Electronics giant Panasonic has upgraded its annual earnings targets thanks to a weak yen and robust demand for its automotive products.
The Osaka-based company on Monday raised its annual profit forecast for the year to March to ¥210 billion ($1.9 billion), up from an earlier projection of ¥160 billion.
The company now expects an annual operating profit of ¥350 billion, up from a previous target of ¥335 billion. It raised an annual sales target to ¥7.95 trillion from ¥7.8 trillion.
The company has been enjoying a solid recovery, particularly with healthy sales of electronics products for automobiles such as navigation units.
Panasonic said in a statement it also benefited from currency exchange rates, as “the yen has weakened against major currencies such as the euro.”
“Despite being affected by material cost hikes, profitability has improved through (cost cuts) in addition to the effect of exchange rates due to the weaker yen,” it said.
For the last nine months to December, Panasonic said its net profit edged up 1.3 percent to ¥200.1 billion.
But its operating profit surged 14.9 percent to ¥316.7 billion. Sales during the three quarters rose 9.0 percent to ¥5.91 trillion.
Panasonic has partnered with local automotive titan Toyota and has provided batteries for U.S. electric vehicle innovator Tesla, as it explores ways to expand beyond its mainstay electronics.
“Its earnings will likely stay on the growth path” for the year to March, Masahiko Ishino, an analyst at Tokai Tokyo Research Institute, said ahead of the release.
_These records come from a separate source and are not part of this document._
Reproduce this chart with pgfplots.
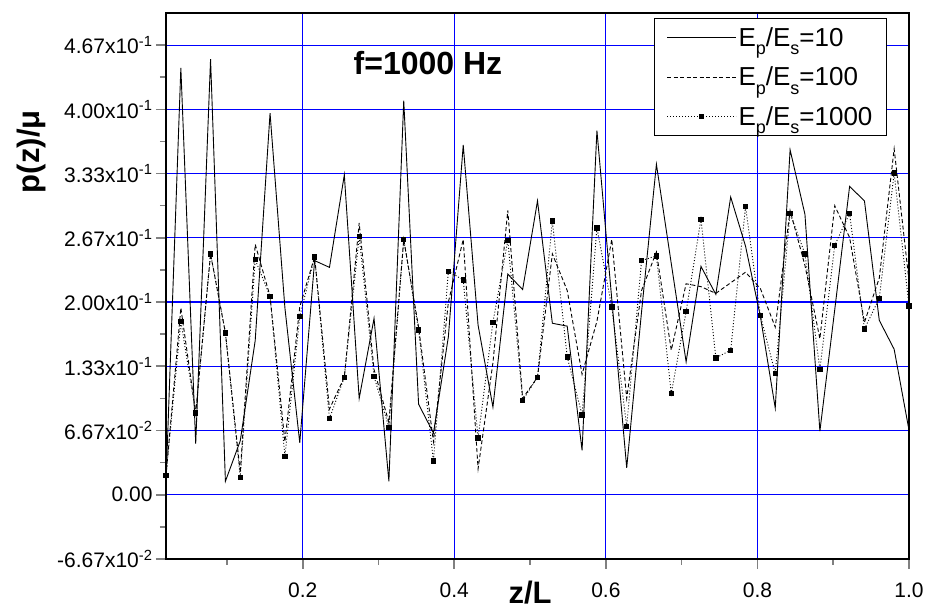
\documentclass[border=0pt]{standalone}
\usepackage{pgfplots}
\pgfplotsset{compat=1.18}
\usepackage{pgfplotstable}
\usepackage{fontspec}
\setmainfont{Liberation Sans}
\definecolor{gridblue}{RGB}{0,0,255}
\newcommand\lsub[1]{\raisebox{-0.32em}{\fontsize{18}{20}\selectfont #1}}

\pgfplotstableread{
x      a      b      c
0.0196 0.013  0.020  0.020
0.0392 0.443  0.194  0.180
0.0588 0.053  0.085  0.085
0.0784 0.452  0.250  0.250
0.0980 0.014  0.168  0.168
0.1176 0.056  0.023  0.018
0.1373 0.160  0.260  0.244
0.1569 0.396  0.206  0.206
0.1765 0.194  0.055  0.040
0.1961 0.054  0.195  0.185
0.2157 0.243  0.247  0.247
0.2353 0.236  0.089  0.079
0.2549 0.332  0.122  0.122
0.2745 0.100  0.282  0.268
0.2941 0.183  0.130  0.123
0.3137 0.014  0.075  0.070
0.3333 0.409  0.265  0.265
0.3529 0.094  0.174  0.171
0.3725 0.064  0.055  0.035
0.3922 0.164  0.200  0.232
0.4118 0.363  0.265  0.223
0.4314 0.176  0.027  0.059
0.4510 0.091  0.137  0.179
0.4706 0.229  0.295  0.264
0.4902 0.213  0.100  0.098
0.5098 0.305  0.122  0.122
0.5294 0.178  0.250  0.284
0.5490 0.175  0.212  0.143
0.5686 0.046  0.125  0.083
0.5882 0.378  0.180  0.277
0.6078 0.203  0.265  0.195
0.6275 0.028  0.100  0.071
0.6471 0.190  0.212  0.243
0.6667 0.343  0.252  0.248
0.6863 0.240  0.150  0.105
0.7059 0.138  0.219  0.190
0.7255 0.237  0.216  0.286
0.7451 0.208  0.209  0.142
0.7647 0.309  0.220  0.150
0.7843 0.258  0.231  0.299
0.8039 0.185  0.214  0.186
0.8235 0.090  0.174  0.126
0.8431 0.358  0.295  0.292
0.8627 0.291  0.238  0.250
0.8824 0.066  0.162  0.130
0.9020 0.192  0.300  0.259
0.9216 0.320  0.267  0.292
0.9412 0.305  0.179  0.172
0.9608 0.181  0.225  0.204
0.9804 0.151  0.359  0.334
1.0000 0.067  0.222  0.196
}\datatable

\begin{document}
\begin{tikzpicture}
\begin{axis}[
  scale only axis,
  width=743pt, height=546pt,
  xmin=0.0196, xmax=1.0,
  ymin=-0.0666667, ymax=0.5,
  axis line style={line width=2pt, black},
  clip mode=individual,
  xtick={0.2,0.4,0.6,0.8,1.0},
  xticklabels={0.2,0.4,0.6,0.8,1.0},
  minor xtick={0.1,0.3,0.5,0.7,0.9},
  ytick={-0.0666667,0,0.0666667,0.1333333,0.2,0.2666667,0.3333333,0.4,0.4666667},
  yticklabels={-6.67x10\textsuperscript{-2},0.00,6.67x10\textsuperscript{-2},1.33x10\textsuperscript{-1},2.00x10\textsuperscript{-1},2.67x10\textsuperscript{-1},3.33x10\textsuperscript{-1},4.00x10\textsuperscript{-1},4.67x10\textsuperscript{-1}},
  minor ytick={-0.0333333,0.0333333,0.1,0.1666667,0.2333333,0.3,0.3666667,0.4333333},
  tick align=outside,
  xtick pos=left, ytick pos=left,
  major tick length=10pt, minor tick length=6pt,
  tick style={line width=1.6pt},
  grid=major,
  major grid style={draw=gridblue, line width=1.2pt},
  ticklabel style={font=\fontsize{21}{25}\selectfont},
  xticklabel style={yshift=-10pt},
  xlabel={z/L},
  xlabel style={font=\fontsize{31}{36}\selectfont\bfseries, at={(axis description cs:0.49,0)}, anchor=north, yshift=-22pt, inner sep=0pt},
  ylabel={p(z)/μ},
  ylabel style={font=\fontsize{31}{36}\selectfont\bfseries, at={(axis description cs:-0.1817,0.746)}, anchor=center, inner sep=0pt},
  legend style={at={(axis description cs:1,1)}, anchor=north east, xshift=-22pt, yshift=-5pt,
    draw=black, line width=1.1pt, fill=white, font=\fontsize{26}{29}\selectfont, inner xsep=12pt, inner ysep=7pt,
    row sep=15pt, cells={anchor=west}},
  legend image code/.code={\draw[mark repeat=2,mark phase=2,#1] plot coordinates {(0pt,0pt) (34.5pt,0pt) (69pt,0pt)};},
]
\addplot[black, line width=0.9pt] table[x=x,y=a] {\datatable};
\addlegendentry{E\lsub{p}/E\lsub{s}=10}
\addplot[black, line width=0.9pt, dash pattern=on 4pt off 2.5pt] table[x=x,y=b] {\datatable};
\addlegendentry{E\lsub{p}/E\lsub{s}=100}
\addplot[black, line width=0.9pt, dash pattern=on 1pt off 2pt, mark=square*, mark size=2.2pt, mark options={solid, fill=black}] table[x=x,y=c] {\datatable};
\addlegendentry{E\lsub{p}/E\lsub{s}=1000}
\node[anchor=west, font=\fontsize{32}{38}\selectfont\bfseries, inner sep=0pt] at (axis cs:0.267,0.448) {f=1000 Hz};
\end{axis}
\pgfresetboundingbox
\useasboundingbox (-166pt,-51pt) rectangle (763pt,559pt);
\end{tikzpicture}
\end{document}
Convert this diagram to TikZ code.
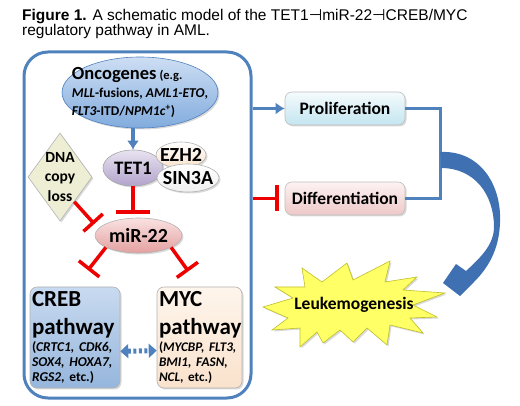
\documentclass[tikz,border=0pt]{standalone}
\usepackage{fontspec}
\setmainfont{Carlito}
\newfontfamily\titlefont{Liberation Sans}
\newfontfamily\dejavu{DejaVu Sans}
\usetikzlibrary{arrows.meta, shapes.geometric, shadows, calc}

\definecolor{pathblue}{RGB}{79,129,189}
\definecolor{bendblue}{RGB}{62,112,178}
\definecolor{inhibred}{RGB}{238,0,0}
\definecolor{oncoTop}{RGB}{205,222,243}
\definecolor{oncoBot}{RGB}{130,172,222}
\definecolor{tetTop}{RGB}{232,227,240}
\definecolor{tetBot}{RGB}{178,163,204}
\definecolor{mirTop}{RGB}{250,226,226}
\definecolor{mirBot}{RGB}{228,160,160}
\definecolor{dnaFill}{RGB}{238,238,212}
\definecolor{crebTop}{RGB}{200,218,240}
\definecolor{crebBot}{RGB}{150,182,220}
\definecolor{mycTop}{RGB}{254,245,236}
\definecolor{mycBot}{RGB}{250,226,204}
\definecolor{prolTop}{RGB}{244,251,253}
\definecolor{prolBot}{RGB}{196,229,240}
\definecolor{diffTop}{RGB}{253,242,242}
\definecolor{diffBot}{RGB}{238,200,200}
\definecolor{starFill}{RGB}{255,255,102}
\definecolor{starEdge}{RGB}{190,190,40}

\newcommand{\figHead}{{Latex[length=9pt, width=12pt]}}
\newcommand{\figBar}{{Bar[width=26pt]}}
\newcommand{\fsize}[2]{\fontsize{#1}{#2}\selectfont}

\begin{document}
\begin{tikzpicture}[x=1pt, y=-1pt, font=\bfseries\fsize{14}{16},
	shade/.style={drop shadow={opacity=0.3, shadow xshift=1.5pt, shadow yshift=-1.5pt}},
	blob/.style={ellipse, draw=#1, line width=0.6pt, inner sep=0pt, shade},
	pbox/.style={rectangle, rounded corners=7pt, draw=#1, line width=0.6pt, shade},
	bluelink/.style={draw=pathblue, line width=3.5pt},
	redlink/.style={draw=inhibred, line width=3.5pt, -\figBar}]
	\useasboundingbox (0,0) rectangle (520,406);

	\node[anchor=north west, inner sep=0pt, align=left, font=\titlefont\mdseries\fsize{15.5}{15.5}] (title) at (22,9)
		{\textbf{Figure 1.} A schematic model of the TET1{\dejavu ⊣}miR-22{\dejavu ⊣}CREB/MYC\\regulatory pathway in AML.};

	% cell frame
	\node[draw=pathblue, line width=3pt, rounded corners=24pt, minimum width=227, minimum height=346] (cell) at (137.5,225) {};

	% regulators
	\node[blob=pathblue, top color=oncoTop, bottom color=oncoBot, minimum width=156, minimum height=71,
		label={[align=left, font=\bfseries\fsize{13.5}{18}]center:{{\fsize{18.5}{18}Oncogenes} {\fsize{12.5}{18}(e.g.}\\\textit{MLL}-fusions, \textit{AML1-ETO},\\\textit{FLT3}-ITD/\textit{NPM1c}\textsuperscript{+})}}] (onco) at (140,92.5) {};
	\node[diamond, draw=gray!60, fill=dnaFill, line width=0.6pt, inner sep=0pt, minimum width=64, minimum height=88, shade,
		label={[align=center, font=\bfseries\fsize{15.5}{19.5}]center:DNA\\copy\\loss}] (dna) at (60,177) {};
	\node[blob=gray!70, top color=tetTop, bottom color=tetBot, minimum width=60, minimum height=36,
		label={[font=\bfseries\fsize{19}{20}]center:TET1}] (tet) at (133,168) {};
	\node[blob=gray!60, top color=white, bottom color=mycBot, minimum width=50, minimum height=26,
		label={[font=\bfseries\fsize{20}{20}]center:EZH2}] (ezh) at (181,155) {};
	\node[blob=gray!60, top color=white, bottom color=gray!12, minimum width=62, minimum height=28,
		label={[font=\bfseries\fsize{20}{20}]center:SIN3A}] (sin) at (188,178) {};
	\node[blob=gray!60, top color=mirTop, bottom color=mirBot, minimum width=87, minimum height=35,
		label={[font=\bfseries\fsize{20}{20}]center:miR-22}] (mir) at (138.5,235.5) {};

	% target pathways
	\node[pbox=gray!60, top color=crebTop, bottom color=crebBot, minimum width=90, minimum height=101, text width=86, inner sep=2pt, align=left] (creb) at (75,337.5)
		{{\fsize{23}{28}CREB\\pathway\par}\vspace{2pt}{\fsize{13.5}{15}(\textit{CRTC1, CDK6,}\\\textit{SOX4, HOXA7,}\\\textit{RGS2}, etc.)\par}};
	\node[pbox=gray!60, top color=mycTop, bottom color=mycBot, minimum width=85, minimum height=101, text width=81, inner sep=2pt, align=left] (myc) at (199.5,337.5)
		{{\fsize{23}{28}MYC\\pathway\par}\vspace{2pt}{\fsize{13.2}{15}(\textit{MYCBP, FLT3,}\\\textit{BMI1, FASN,}\\\textit{NCL}, etc.)\par}};

	% outcomes
	\node[pbox=gray!50, top color=prolTop, bottom color=prolBot, minimum width=120, minimum height=33, font=\bfseries\fsize{17.5}{18}] (prolif) at (345,108.5) {Proliferation};
	\node[pbox=gray!50, top color=diffTop, bottom color=diffBot, minimum width=120, minimum height=33, font=\bfseries\fsize{17.5}{18}] (diff) at (345,198.5) {Differentiation};

	\coordinate (burst) at (354,305);
	\draw[shift={(burst)}, draw=starEdge, fill=starFill, line width=0.6pt, shade]
		(-91,2) -- (-61,-7) -- (-79,-18) -- (-49,-18) -- (-52,-37) -- (-32,-23) -- (-7,-42) -- (-1,-25)
		-- (36,-44) -- (31,-23) -- (63,-28) -- (49,-15) -- (91,-12) -- (59,0) -- (83,12) -- (56,13)
		-- (69,28) -- (36,20) -- (33,40) -- (13,23) -- (-1,37) -- (-14,25) -- (-31,38) -- (-37,27)
		-- (-54,42) -- (-54,23) -- (-82,25) -- (-66,13) -- cycle;
	\node[font=\bfseries\fsize{17.5}{18}] (leuk) at (burst) {Leukemogenesis};

	% links
	\draw[bluelink, -\figHead] (tet.north |- onco.south) -- (tet.north);
	\draw[redlink, -{Bar[width=34pt]}, shorten >=4pt] (tet.south) -- (tet.south |- mir.north);
	\draw[redlink, shorten >=6pt] (dna.-60) -- (mir.170);
	\draw[redlink, shorten >=21pt] (mir.-160) -- (creb.north);
	\draw[redlink, shorten >=19pt] (mir.-20) -- (myc.north);
	\draw[pathblue, line width=5pt, dash pattern=on 3pt off 2.5pt, {Triangle[length=8pt, width=14pt]}-{Triangle[length=8pt, width=14pt]}] (creb.-17) -- (myc.-163);

	\draw[bluelink, -\figHead] (cell.east |- prolif.west) -- (prolif.west);
	\draw[redlink, shorten >=6pt] (cell.east |- diff.west) -- (diff.west);
	\draw[bluelink] (prolif.east) -- ++(35,0) coordinate (join) |- (diff.east);

	% bent block arrow into leukemogenesis
	\coordinate (fork) at ($(join)!0.5!(join |- diff.east)$);
	\fill[bendblue] (fork) ++(0,-1.5) .. controls (480,150) and (502,185) .. (500,223)
		.. controls (499,250) and (488,268) .. (474,282) -- (460,296) -- (443,283) -- (456,264) -- (466,271)
		.. controls (480,258) and (494,245) .. (494,227) .. controls (494,195) and (475,168) .. (441,168) -- cycle;
\end{tikzpicture}
\end{document}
Jointly with Tesla, Panasonic produces lithium-ion battery cells at a “gigafactory” but Tesla’s new mass-market model has been hit by a production delay.
“Business with Tesla doesn’t seem going very well even though it may not have a significant negative impact on earnings immediately,” Ishino added.
Panasonic has also kicked off talks with Toyota over a possible tie-up to develop, produce and recycle automotive batteries.
The talks could be seen as a pre-emptive move by Panasonic in case business with Tesla stalls, Ishino said.
“Investors are giving heed to its longer-term future prospect of profits rather than immediate gains, as the industrial structure has been changing,” he said.